[Collected data]
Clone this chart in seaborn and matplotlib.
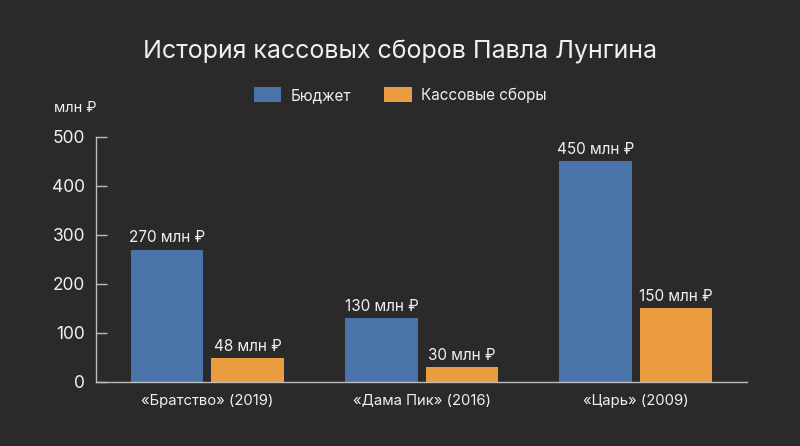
import matplotlib
matplotlib.use("Agg")
import matplotlib.pyplot as plt
import seaborn as sns
import pandas as pd
from matplotlib.patches import Patch

films = ["«Братство» (2019)", "«Дама Пик» (2016)", "«Царь» (2009)"]
budget = [270, 130, 450]
boxoffice = [48, 30, 150]
series = ["Бюджет", "Кассовые сборы"]
yticks = [0, 100, 200, 300, 400, 500]

BG = "#2a2a2a"
BLUE = "#4a73aa"
ORANGE = "#eb9c40"
FG = "#f0f0f0"
AX = "#bdbdbd"

sns.set_theme(style="dark")
plt.rcParams["font.family"] = ["Inter", "DejaVu Sans"]

df = pd.DataFrame({
    "film": films * 2,
    "value": budget + boxoffice,
    "series": [series[0]] * 3 + [series[1]] * 3,
})

fig = plt.figure(figsize=(8, 4.46), dpi=100, facecolor=BG)
ax = fig.add_axes([0.12, 0.1435, 0.814, 0.5495])
ax.set_facecolor(BG)

sns.barplot(data=df, x="film", y="value", hue="series", order=films,
            hue_order=series, palette=[BLUE, ORANGE], width=0.75, gap=0.1,
            saturation=1, ax=ax, legend=False, errorbar=None, linewidth=0)

for cont in ax.containers:
    ax.bar_label(cont, labels=[f"{v:g} млн ₽" for v in cont.datavalues],
                 padding=3, color=FG, fontsize=11)

ax.set_ylim(0, 500)
ax.set_xlim(-0.52, 2.52)
ax.set_yticks(yticks)
ax.set_xlabel("")
ax.set_ylabel("")
ax.grid(False)
for s in ["top", "right"]:
    ax.spines[s].set_visible(False)
for s in ["left", "bottom"]:
    ax.spines[s].set_visible(True)
    ax.spines[s].set_color(AX)
    ax.spines[s].set_linewidth(1)
ax.tick_params(axis="y", direction="in", length=8, width=1, color=AX,
               labelcolor=FG, labelsize=12.5, pad=8, left=True)
ax.tick_params(axis="x", length=0, labelcolor=FG, labelsize=10.7, pad=9)

fig.text(0.12, 1 - 108 / 446, "млн ₽", color=FG, fontsize=10.5,
         ha="right", va="center")
fig.text(0.5, 1 - 52 / 446, "История кассовых сборов Павла Лунгина",
         color=FG, fontsize=18, ha="center", va="center")

handles = [Patch(facecolor=BLUE, edgecolor="none", label=series[0]),
           Patch(facecolor=ORANGE, edgecolor="none", label=series[1])]
leg = fig.legend(handles=handles, loc="center", bbox_to_anchor=(0.5, 1 - 95 / 446),
                 ncol=2, frameon=False, fontsize=11, labelcolor=FG,
                 handlelength=1.8, handleheight=1.15, handletextpad=0.6,
                 columnspacing=2.2)

fig.savefig("out.png", dpi=100, facecolor=BG)
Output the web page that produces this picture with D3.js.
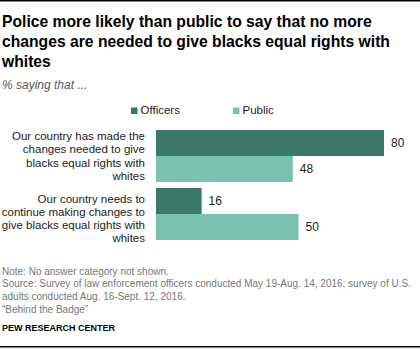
<!DOCTYPE html>
<html lang="en">
<head>
<meta charset="UTF-8">
<title>Police vs public on equal rights</title>
<script src="https://d3js.org/d3.v7.min.js"></script>
<style>
  * { margin: 0; padding: 0; }
  body { background: #fff; }
  text { font-family: "Liberation Sans", Arial, sans-serif; }
</style>
</head>
<body>
<script>
  var categories = [
    ["Our country has made the", "changes needed to give", "blacks equal rights with", "whites"],
    ["Our country needs to", "continue making changes to", "give blacks equal rights with", "whites"]
  ];
  var seriesNames = ["Officers", "Public"];
  var officers = [80, 16];
  var publicVals = [48, 50];
  var colors = ["#3b7867", "#7bc1b0"];

  var width = 420, height = 349;

  var svg = d3.select("body").append("svg")
      .attr("width", width)
      .attr("height", height);

  // rules top and bottom
  svg.append("rect").attr("x", 0).attr("y", 0).attr("width", width).attr("height", 1.5).attr("fill", "#000");
  svg.append("rect").attr("x", 0).attr("y", 346).attr("width", width).attr("height", 1.5).attr("fill", "#000");

  // title
  var title = ["Police more likely than public to say that no more",
               "changes are needed to give blacks equal rights with",
               "whites"];
  svg.append("g").selectAll("text")
    .data(title).enter().append("text")
    .attr("x", 2)
    .attr("y", function(d, i) { return 27 + i * 20; })
    .attr("font-size", 15.7)
    .attr("font-weight", "bold")
    .attr("fill", "#000")
    .text(function(d) { return d; });

  svg.append("text")
    .attr("x", 2).attr("y", 89)
    .attr("font-family", "'DejaVu Serif', serif")
    .attr("font-style", "italic")
    .attr("font-size", 12)
    .attr("fill", "#595959")
    .text("% saying that ...");

  // bars
  var x = d3.scaleLinear().domain([0, 80]).range([156, 384]);
  var y0 = d3.scaleBand().domain([0, 1]).range([130, 240]).paddingInner(0.1035).paddingOuter(0);
  var y1 = d3.scaleBand().domain(seriesNames).range([0, y0.bandwidth()]);
  var labelTop = [10, 14.5];

  var rows = categories.map(function(c, i) {
    return { i: i, vals: [officers[i], publicVals[i]] };
  });

  var groups = svg.selectAll("g.row")
    .data(rows).enter().append("g")
    .attr("class", "row")
    .attr("transform", function(d) { return "translate(0," + y0(d.i) + ")"; });

  groups.selectAll("rect")
    .data(function(d) { return d.vals.map(function(v, k) { return { v: v, s: seriesNames[k], k: k }; }); })
    .enter().append("rect")
    .attr("x", x(0))
    .attr("y", function(d) { return y1(d.s); })
    .attr("width", function(d) { return x(d.v) - x(0); })
    .attr("height", y1.bandwidth())
    .attr("fill", function(d) { return colors[d.k]; });

  groups.selectAll("text.val")
    .data(function(d) { return d.vals.map(function(v, k) { return { v: v, s: seriesNames[k] }; }); })
    .enter().append("text")
    .attr("class", "val")
    .attr("x", function(d) { return x(d.v) + 7; })
    .attr("y", function(d) { return y1(d.s) + y1.bandwidth() / 2 + 4.3; })
    .attr("font-size", 12)
    .attr("fill", "#222")
    .text(function(d) { return d.v; });

  // category labels
  groups.append("text")
    .attr("text-anchor", "end")
    .attr("font-size", 11.5)
    .attr("fill", "#222")
    .selectAll("tspan")
    .data(function(d) { return categories[d.i].map(function(t) { return { t: t, top: labelTop[d.i] }; }); })
    .enter().append("tspan")
    .attr("x", 145)
    .attr("y", function(d, i) { return d.top + i * 13.3; })
    .text(function(d) { return d.t; });

  // legend
  var legendX = [131, 233];
  var legend = svg.selectAll("g.legend")
    .data(seriesNames).enter().append("g")
    .attr("class", "legend")
    .attr("transform", function(d, i) { return "translate(" + legendX[i] + ",107.5)"; });
  legend.append("rect")
    .attr("width", 6.5).attr("height", 6.5)
    .attr("fill", function(d, i) { return colors[i]; });
  legend.append("text")
    .attr("x", 9.5).attr("y", 6.5)
    .attr("font-size", 11.5)
    .attr("fill", "#222")
    .text(function(d) { return d; });

  // notes
  var notes = ["Note: No answer category not shown.",
               "Source: Survey of law enforcement officers conducted May 19-Aug. 14, 2016; survey of U.S.",
               "adults conducted Aug. 16-Sept. 12, 2016.",
               "\u201cBehind the Badge\u201d"];
  svg.append("g").selectAll("text")
    .data(notes).enter().append("text")
    .attr("x", 2)
    .attr("y", function(d, i) { return 274.5 + i * 12.8; })
    .attr("font-size", 10)
    .attr("fill", "#777")
    .text(function(d) { return d; });

  svg.append("text")
    .attr("x", 2).attr("y", 330.5)
    .attr("font-size", 9)
    .attr("font-weight", "bold")
    .attr("fill", "#000")
    .text("PEW RESEARCH CENTER");
</script>
</body>
</html>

[Task]
Quote the data exactly, leaving every image out of the copy.

[Complete output]
Clone this chart in seaborn and matplotlib.
import matplotlib
matplotlib.use("Agg")
import matplotlib.pyplot as plt
import seaborn as sns
import pandas as pd
from matplotlib.patches import Patch

films = ["«Братство» (2019)", "«Дама Пик» (2016)", "«Царь» (2009)"]
budget = [270, 130, 450]
boxoffice = [48, 30, 150]
series = ["Бюджет", "Кассовые сборы"]
yticks = [0, 100, 200, 300, 400, 500]

BG = "#2a2a2a"
BLUE = "#4a73aa"
ORANGE = "#eb9c40"
FG = "#f0f0f0"
AX = "#bdbdbd"

sns.set_theme(style="dark")
plt.rcParams["font.family"] = ["Inter", "DejaVu Sans"]

df = pd.DataFrame({
    "film": films * 2,
    "value": budget + boxoffice,
    "series": [series[0]] * 3 + [series[1]] * 3,
})

fig = plt.figure(figsize=(8, 4.46), dpi=100, facecolor=BG)
ax = fig.add_axes([0.12, 0.1435, 0.814, 0.5495])
ax.set_facecolor(BG)

sns.barplot(data=df, x="film", y="value", hue="series", order=films,
            hue_order=series, palette=[BLUE, ORANGE], width=0.75, gap=0.1,
            saturation=1, ax=ax, legend=False, errorbar=None, linewidth=0)

for cont in ax.containers:
    ax.bar_label(cont, labels=[f"{v:g} млн ₽" for v in cont.datavalues],
                 padding=3, color=FG, fontsize=11)

ax.set_ylim(0, 500)
ax.set_xlim(-0.52, 2.52)
ax.set_yticks(yticks)
ax.set_xlabel("")
ax.set_ylabel("")
ax.grid(False)
for s in ["top", "right"]:
    ax.spines[s].set_visible(False)
for s in ["left", "bottom"]:
    ax.spines[s].set_visible(True)
    ax.spines[s].set_color(AX)
    ax.spines[s].set_linewidth(1)
ax.tick_params(axis="y", direction="in", length=8, width=1, color=AX,
               labelcolor=FG, labelsize=12.5, pad=8, left=True)
ax.tick_params(axis="x", length=0, labelcolor=FG, labelsize=10.7, pad=9)

fig.text(0.12, 1 - 108 / 446, "млн ₽", color=FG, fontsize=10.5,
         ha="right", va="center")
fig.text(0.5, 1 - 52 / 446, "История кассовых сборов Павла Лунгина",
         color=FG, fontsize=18, ha="center", va="center")

handles = [Patch(facecolor=BLUE, edgecolor="none", label=series[0]),
           Patch(facecolor=ORANGE, edgecolor="none", label=series[1])]
leg = fig.legend(handles=handles, loc="center", bbox_to_anchor=(0.5, 1 - 95 / 446),
                 ncol=2, frameon=False, fontsize=11, labelcolor=FG,
                 handlelength=1.8, handleheight=1.15, handletextpad=0.6,
                 columnspacing=2.2)

fig.savefig("out.png", dpi=100, facecolor=BG)
Output the web page that produces this picture with D3.js.
<!DOCTYPE html>
<html lang="en">
<head>
<meta charset="UTF-8">
<title>Police vs public on equal rights</title>
<script src="https://d3js.org/d3.v7.min.js"></script>
<style>
  * { margin: 0; padding: 0; }
  body { background: #fff; }
  text { font-family: "Liberation Sans", Arial, sans-serif; }
</style>
</head>
<body>
<script>
  var categories = [
    ["Our country has made the", "changes needed to give", "blacks equal rights with", "whites"],
    ["Our country needs to", "continue making changes to", "give blacks equal rights with", "whites"]
  ];
  var seriesNames = ["Officers", "Public"];
  var officers = [80, 16];
  var publicVals = [48, 50];
  var colors = ["#3b7867", "#7bc1b0"];

  var width = 420, height = 349;

  var svg = d3.select("body").append("svg")
      .attr("width", width)
      .attr("height", height);

  // rules top and bottom
  svg.append("rect").attr("x", 0).attr("y", 0).attr("width", width).attr("height", 1.5).attr("fill", "#000");
  svg.append("rect").attr("x", 0).attr("y", 346).attr("width", width).attr("height", 1.5).attr("fill", "#000");

  // title
  var title = ["Police more likely than public to say that no more",
               "changes are needed to give blacks equal rights with",
               "whites"];
  svg.append("g").selectAll("text")
    .data(title).enter().append("text")
    .attr("x", 2)
    .attr("y", function(d, i) { return 27 + i * 20; })
    .attr("font-size", 15.7)
    .attr("font-weight", "bold")
    .attr("fill", "#000")
    .text(function(d) { return d; });

  svg.append("text")
    .attr("x", 2).attr("y", 89)
    .attr("font-family", "'DejaVu Serif', serif")
    .attr("font-style", "italic")
    .attr("font-size", 12)
    .attr("fill", "#595959")
    .text("% saying that ...");

  // bars
  var x = d3.scaleLinear().domain([0, 80]).range([156, 384]);
  var y0 = d3.scaleBand().domain([0, 1]).range([130, 240]).paddingInner(0.1035).paddingOuter(0);
  var y1 = d3.scaleBand().domain(seriesNames).range([0, y0.bandwidth()]);
  var labelTop = [10, 14.5];

  var rows = categories.map(function(c, i) {
    return { i: i, vals: [officers[i], publicVals[i]] };
  });

  var groups = svg.selectAll("g.row")
    .data(rows).enter().append("g")
    .attr("class", "row")
    .attr("transform", function(d) { return "translate(0," + y0(d.i) + ")"; });

  groups.selectAll("rect")
    .data(function(d) { return d.vals.map(function(v, k) { return { v: v, s: seriesNames[k], k: k }; }); })
    .enter().append("rect")
    .attr("x", x(0))
    .attr("y", function(d) { return y1(d.s); })
    .attr("width", function(d) { return x(d.v) - x(0); })
    .attr("height", y1.bandwidth())
    .attr("fill", function(d) { return colors[d.k]; });

  groups.selectAll("text.val")
    .data(function(d) { return d.vals.map(function(v, k) { return { v: v, s: seriesNames[k] }; }); })
    .enter().append("text")
    .attr("class", "val")
    .attr("x", function(d) { return x(d.v) + 7; })
    .attr("y", function(d) { return y1(d.s) + y1.bandwidth() / 2 + 4.3; })
    .attr("font-size", 12)
    .attr("fill", "#222")
    .text(function(d) { return d.v; });

  // category labels
  groups.append("text")
    .attr("text-anchor", "end")
    .attr("font-size", 11.5)
    .attr("fill", "#222")
    .selectAll("tspan")
    .data(function(d) { return categories[d.i].map(function(t) { return { t: t, top: labelTop[d.i] }; }); })
    .enter().append("tspan")
    .attr("x", 145)
    .attr("y", function(d, i) { return d.top + i * 13.3; })
    .text(function(d) { return d.t; });

  // legend
  var legendX = [131, 233];
  var legend = svg.selectAll("g.legend")
    .data(seriesNames).enter().append("g")
    .attr("class", "legend")
    .attr("transform", function(d, i) { return "translate(" + legendX[i] + ",107.5)"; });
  legend.append("rect")
    .attr("width", 6.5).attr("height", 6.5)
    .attr("fill", function(d, i) { return colors[i]; });
  legend.append("text")
    .attr("x", 9.5).attr("y", 6.5)
    .attr("font-size", 11.5)
    .attr("fill", "#222")
    .text(function(d) { return d; });

  // notes
  var notes = ["Note: No answer category not shown.",
               "Source: Survey of law enforcement officers conducted May 19-Aug. 14, 2016; survey of U.S.",
               "adults conducted Aug. 16-Sept. 12, 2016.",
               "\u201cBehind the Badge\u201d"];
  svg.append("g").selectAll("text")
    .data(notes).enter().append("text")
    .attr("x", 2)
    .attr("y", function(d, i) { return 274.5 + i * 12.8; })
    .attr("font-size", 10)
    .attr("fill", "#777")
    .text(function(d) { return d; });

  svg.append("text")
    .attr("x", 2).attr("y", 330.5)
    .attr("font-size", 9)
    .attr("font-weight", "bold")
    .attr("fill", "#000")
    .text("PEW RESEARCH CENTER");
</script>
</body>
</html>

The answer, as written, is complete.